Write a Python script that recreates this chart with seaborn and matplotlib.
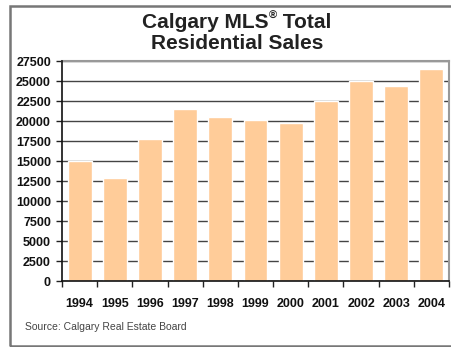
import matplotlib
matplotlib.use("Agg")
import matplotlib.pyplot as plt
import seaborn as sns
import pandas as pd
from matplotlib.ticker import FixedLocator
from matplotlib.patches import Rectangle

years = ["1994", "1995", "1996", "1997", "1998", "1999", "2000", "2001", "2002", "2003", "2004"]
sales = [15100, 12950, 17800, 21550, 20550, 20150, 19800, 22550, 25050, 24450, 26550]
y_ticks = list(range(0, 27501, 2500))

sns.set_theme(style="white")
plt.rcParams['font.family'] = ['Liberation Sans', 'DejaVu Sans']

df = pd.DataFrame({"Year": years, "Sales": sales})

W, H = 452, 347
fig = plt.figure(figsize=(W/100, H/100), dpi=100)
ax = fig.add_axes([62/W, 1-281.3/H, (449-62)/W, (281.3-61.3)/H])

sns.barplot(data=df, x="Year", y="Sales", color="#FFCC99", saturation=1,
            width=0.68, ax=ax, zorder=3)

ax.set_xlim(-0.5, len(years)-0.5)
ax.set_ylim(0, 27500)
ax.set_yticks(y_ticks)
ax.set_yticklabels([str(v) for v in y_ticks], fontweight="bold", fontsize=9, color="#111111")
ax.set_xlabel("")
ax.set_ylabel("")

ax.set_xticks(range(len(years)))
ax.set_xticklabels(years, fontweight="bold", fontsize=9, color="#111111")
ax.tick_params(axis="x", which="major", length=0, pad=12)
ax.xaxis.set_minor_locator(FixedLocator([i - 0.5 for i in range(len(years)+1)]))
ax.tick_params(axis="x", which="minor", length=4, width=1, color="#222222", direction="out", bottom=True)
ax.tick_params(axis="y", which="major", length=4, width=1, color="#222222", direction="out", left=True, pad=4)

ax.yaxis.grid(True, color="#444444", linewidth=1, zorder=0)
ax.set_axisbelow(True)

for s in ["left", "bottom"]:
    ax.spines[s].set_color("#111111")
    ax.spines[s].set_linewidth(1.2)
    ax.spines[s].set_zorder(5)
for s in ["top", "right"]:
    ax.spines[s].set_visible(True)
    ax.spines[s].set_color("#999999")
    ax.spines[s].set_linewidth(1.5)

# Title line 1 built from pieces so the registered mark is a small superscript
title_kw = dict(fontsize=15, fontweight="bold", color="#222222")
renderer = fig.canvas.get_renderer()
t1 = fig.text(0, 0, "Calgary MLS", **title_kw)
t2 = fig.text(0, 0, "®", fontsize=8, fontweight="bold", color="#222222")
t3 = fig.text(0, 0, " Total", **title_kw)
w1 = t1.get_window_extent(renderer).width
w2 = t2.get_window_extent(renderer).width
w3 = t3.get_window_extent(renderer).width
total = w1 + w2 + w3
x0 = 237 - total / 2
base1 = H - 28  # baseline in pixels from bottom
t1.set_position((x0 / W, base1 / H)); t1.set_va("baseline")
t2.set_position(((x0 + w1) / W, (base1 + 9) / H)); t2.set_va("baseline")
t3.set_position(((x0 + w1 + w2) / W, base1 / H)); t3.set_va("baseline")

fig.text(237/W, (H - 49)/H, "Residential Sales", ha="center", va="baseline", **title_kw)

fig.text(25/W, 1-327/H, "Source: Calgary Real Estate Board", ha="left", va="center",
         fontsize=7.5, color="#444444")

frame = Rectangle((10/W, 1-345.5/H), 1.0, (345.5-6)/H, transform=fig.transFigure,
                  fill=False, edgecolor="#777777", linewidth=1.8)
fig.patches.append(frame)

fig.savefig("out.png", dpi=100)
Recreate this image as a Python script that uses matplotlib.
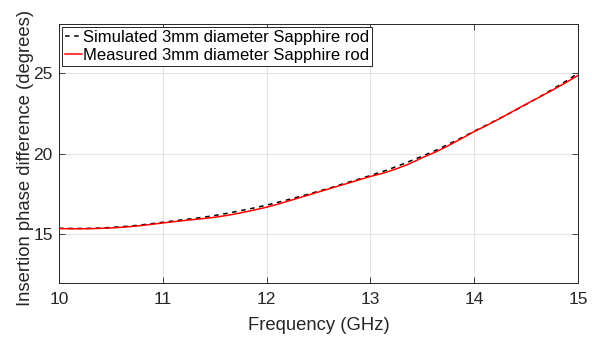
import matplotlib
matplotlib.use("Agg")
import matplotlib.pyplot as plt

plt.rcParams['font.family'] = ['Liberation Sans', 'DejaVu Sans']

freq_ghz = [10.0, 10.125, 10.25, 10.375, 10.5, 10.625, 10.75, 10.875,
            11.0, 11.125, 11.25, 11.375, 11.5, 11.625, 11.75, 11.875,
            12.0, 12.125, 12.25, 12.375, 12.5, 12.625, 12.75, 12.875,
            13.0, 13.125, 13.25, 13.375, 13.5, 13.625, 13.75, 13.875,
            14.0, 14.125, 14.25, 14.375, 14.5, 14.625, 14.75, 14.875, 15.0]
simulated_deg = [15.38, 15.37, 15.37, 15.39, 15.43, 15.49, 15.56, 15.65,
                 15.75, 15.85, 15.95, 16.05, 16.17, 16.31, 16.47, 16.63,
                 16.81, 17.01, 17.22, 17.44, 17.67, 17.90, 18.15, 18.39,
                 18.64, 18.90, 19.19, 19.51, 19.84, 20.18, 20.56, 20.96,
                 21.38, 21.78, 22.18, 22.60, 23.03, 23.48, 23.95, 24.43, 24.95]
measured_deg = [15.36, 15.35, 15.35, 15.37, 15.40, 15.45, 15.52, 15.61,
                15.71, 15.80, 15.89, 15.97, 16.06, 16.18, 16.33, 16.50,
                16.68, 16.90, 17.14, 17.38, 17.62, 17.86, 18.10, 18.34,
                18.58, 18.79, 19.05, 19.36, 19.74, 20.08, 20.48, 20.91,
                21.35, 21.75, 22.17, 22.61, 23.05, 23.47, 23.90, 24.35, 24.82]
x_ticks = [10, 11, 12, 13, 14, 15]
y_ticks = [15, 20, 25]

fig = plt.figure(figsize=(5.92, 3.37), dpi=100)
ax = fig.add_axes([59/592, 1-283/337, (578-59)/592, (283-24)/337])

ax.plot(freq_ghz, simulated_deg, color='black', linestyle=(0, (3, 3)), linewidth=1.1,
        label='Simulated 3mm diameter Sapphire rod', zorder=3)
ax.plot(freq_ghz, measured_deg, color='#ff0000', linewidth=1.1,
        label='Measured 3mm diameter Sapphire rod', zorder=4)

ax.set_xlim(10, 15)
ax.set_ylim(12, 28)
ax.set_xticks(x_ticks)
ax.set_yticks(y_ticks)
ax.grid(True, color='#e3e3e3', linewidth=0.8)
ax.set_axisbelow(True)
ax.tick_params(direction='in', top=True, right=True, labelsize=12.5,
               colors='#262626', length=4, width=0.6)
ax.tick_params(axis='x', pad=6.5)
ax.tick_params(axis='y', pad=4.5)
for sp in ax.spines.values():
    sp.set_color('#262626')
    sp.set_linewidth(0.7)

ax.set_xlabel('Frequency (GHz)', fontsize=13.3, color='#262626', labelpad=7)
ax.set_ylabel('Insertion phase difference (degrees)', fontsize=13.3, color='#262626')
ax.yaxis.set_label_coords(-(59 - 34) / (578 - 59), 0.5 - (158 - 153.5) / 259)

leg = ax.legend(loc='upper left', fontsize=12, handlelength=1.0, handletextpad=0.1,
                borderpad=0.15, borderaxespad=0.2, labelspacing=0.2, fancybox=False,
                framealpha=1, edgecolor='#262626')
leg.get_frame().set_linewidth(0.7)

fig.savefig('out.png', dpi=100)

Written request:
Copy nothing but the lines above from the one with "Recreate this image" to the one with "label='Measured 3mm diameter", inclusive, word for word. Leave every picture out.

Exercise solution:
Recreate this image as a Python script that uses matplotlib.
import matplotlib
matplotlib.use("Agg")
import matplotlib.pyplot as plt

plt.rcParams['font.family'] = ['Liberation Sans', 'DejaVu Sans']

freq_ghz = [10.0, 10.125, 10.25, 10.375, 10.5, 10.625, 10.75, 10.875,
            11.0, 11.125, 11.25, 11.375, 11.5, 11.625, 11.75, 11.875,
            12.0, 12.125, 12.25, 12.375, 12.5, 12.625, 12.75, 12.875,
            13.0, 13.125, 13.25, 13.375, 13.5, 13.625, 13.75, 13.875,
            14.0, 14.125, 14.25, 14.375, 14.5, 14.625, 14.75, 14.875, 15.0]
simulated_deg = [15.38, 15.37, 15.37, 15.39, 15.43, 15.49, 15.56, 15.65,
                 15.75, 15.85, 15.95, 16.05, 16.17, 16.31, 16.47, 16.63,
                 16.81, 17.01, 17.22, 17.44, 17.67, 17.90, 18.15, 18.39,
                 18.64, 18.90, 19.19, 19.51, 19.84, 20.18, 20.56, 20.96,
                 21.38, 21.78, 22.18, 22.60, 23.03, 23.48, 23.95, 24.43, 24.95]
measured_deg = [15.36, 15.35, 15.35, 15.37, 15.40, 15.45, 15.52, 15.61,
                15.71, 15.80, 15.89, 15.97, 16.06, 16.18, 16.33, 16.50,
                16.68, 16.90, 17.14, 17.38, 17.62, 17.86, 18.10, 18.34,
                18.58, 18.79, 19.05, 19.36, 19.74, 20.08, 20.48, 20.91,
                21.35, 21.75, 22.17, 22.61, 23.05, 23.47, 23.90, 24.35, 24.82]
x_ticks = [10, 11, 12, 13, 14, 15]
y_ticks = [15, 20, 25]

fig = plt.figure(figsize=(5.92, 3.37), dpi=100)
ax = fig.add_axes([59/592, 1-283/337, (578-59)/592, (283-24)/337])

ax.plot(freq_ghz, simulated_deg, color='black', linestyle=(0, (3, 3)), linewidth=1.1,
        label='Simulated 3mm diameter Sapphire rod', zorder=3)
ax.plot(freq_ghz, measured_deg, color='#ff0000', linewidth=1.1,
        label='Measured 3mm diameter Sapphire rod', zorder=4)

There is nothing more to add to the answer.